After stepping away from sport to have her second son, Barratt couldn’t stay away for long – and she couldn’t shake the idea of returning to open water. Maybe, she thought, she could even do something wild, like swim the English Channel. Still unable to find a suitable guide, she decided to try it independently.

Swimming solo (with a tech assist)

Her initial solution was to have her husband, Richard, guide her from a kayak. It worked well enough for events like a lake 10K and the Thames Marathon, a swim between the towns of Henley and Marlow. But there was still one big problem: She couldn’t hear him.

Paralympian Melanie Barratt, who is legally blind, discovered a love for open-water swimming through triathlon.
Paralympian Melanie Barratt, who is legally blind, discovered a love for open-water swimming through triathlon. (Photo: Courtesy Melanie Barratt)

“I could pick up a few words when I turned to breathe, but I couldn’t hear him, and he was unable to give me any directions,” she says. “If I lost sight of him, I was just on my own.”

Determined to find a better way, Barratt did some digging. That’s when she discovered a bone-conduction radio system that slips inside a swim cap and allows a guide or coach to speak directly to the swimmer in real time.

“I found it through a Facebook ad,” she laughs. “Facebook knew I was swimming a lot!”

The system changed everything. Using clock-face directions – “1 o’clock,” “11 o’clock”- Barratt could now follow complex courses independently. Her guide could alert her to feed stations, obstacles like wood or jellyfish, and even offer encouragement when she needed it most.

Swimming the English Channel

With that breakthrough, Barratt set her sights on the English Channel: 21 miles of cold, unpredictable water, without a wetsuit. She trained relentlessly – taking daily cold dips in a whiskey barrel in her backyard to build a tolerance for the cold, building endurance with seven-hour swims, and traveling some 180 miles from her home in Leamington Spa to Dover to train in the sea.
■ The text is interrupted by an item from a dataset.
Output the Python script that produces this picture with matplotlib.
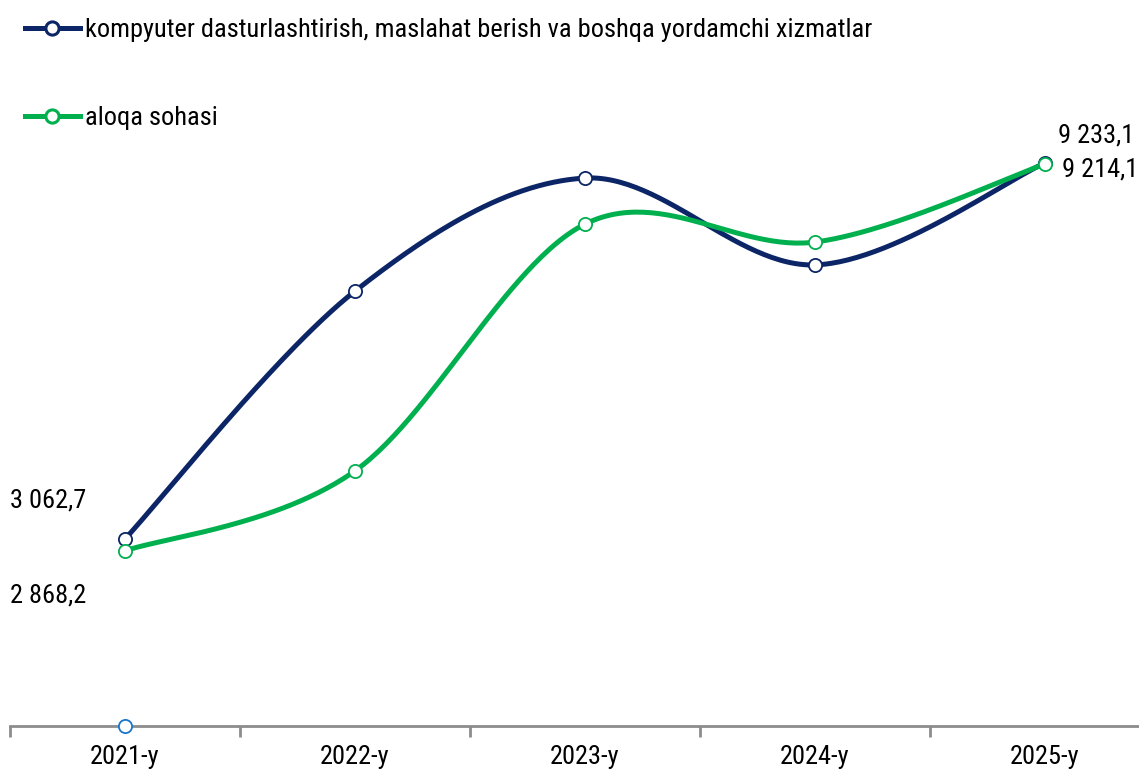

Finally, in August 2024, Barratt got the go-ahead for her Channel attempt. Under calm skies, she dove in, quickly settling into her familiar rhythm. Left arm, right arm, breathe. Kick, kick, kick. Her support crew was mostly silent, at her request, offering only quiet directional cues through her headset.

Midway through, nausea and exhaustion nearly forced her to stop.

“I kept telling myself, ‘You’ve got perfect conditions. You have to keep going.’” Eventually, bananas and canned peaches settled her stomach, and she pushed on.

“It was just one stroke after another – and sheer determination,” she recalls. In the final hours, her crew began encouraging her, the messages from friends and family filling her ears and lifting her spirits as she closed in on the French shore.

When Barratt finally reached the shoreline of Cap Gris-Nez after 12 hours and 21 minutes of swimming, the enormity of what she had done overwhelmed her.

“It’s almost like I dreamt it. I still can’t quite get my head around it,” she says. “Throughout my life, whether it’s in swimming or triathlon, I’ve always chased the next hurdle. But now I’ve achieved my lifelong dream – one I thought may not be possible. I hope it shows other blind or disabled people that what seems impossible might just be within reach.”